We’re still at Lakeside, where the pair of tigresses are doing the rounds of the paddock, an undertaking fraught with danger, I would have thought.

It’s a ten-point caption competition, really? You can see Sonny-Jim is trying to think of a zinger that will get him a drink in the bar later on. I figure, ‘Can I measure yer’ tail’, probably wouldn’t have done the trick.

Etcetera…

Repco-Brabham Engines Pty. Ltd. and the Brabham Racing Organisation mounted their only full assault – two works-backed cars doing the full eight-round series – only once, in their commercial relationship between 1963-68, in 1967, and fell well short of the mark.

It’s ironic that an engine program originally designed for the 2.5-litre Tasman Cup and Gold Star Championships only ever yielded one Tasman round win, at Longford that year, where the photo above was taken.
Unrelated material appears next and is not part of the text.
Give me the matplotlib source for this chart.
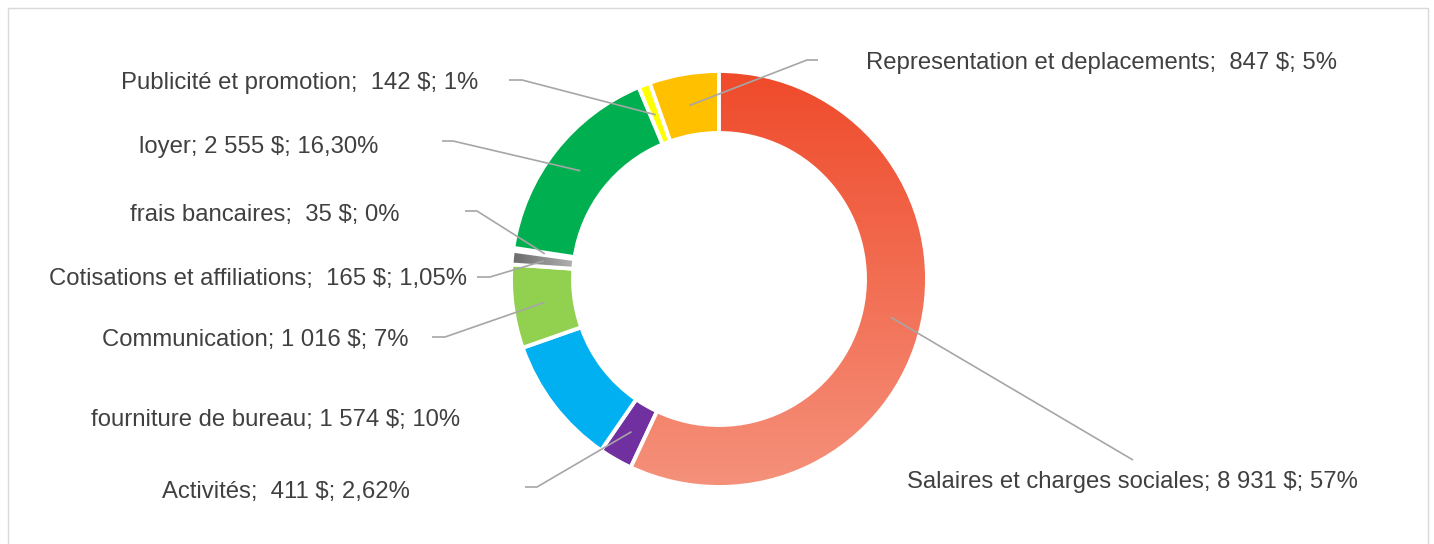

Yes, there were some Gold Star round wins, but not that many. Still, a couple of World F1 Drivers and Manufacturers Championship wins in 1966-67 plus multiple Australian Sports Car and Hillclimb Championships were reasonable levels of compensation for the investment made!…

Yep, they were Rice Trailers, but Repco-Brabham Engines Pty. Ltd. designed them!

Credits…

Len Lukey/Luke Manton Collection

Finito…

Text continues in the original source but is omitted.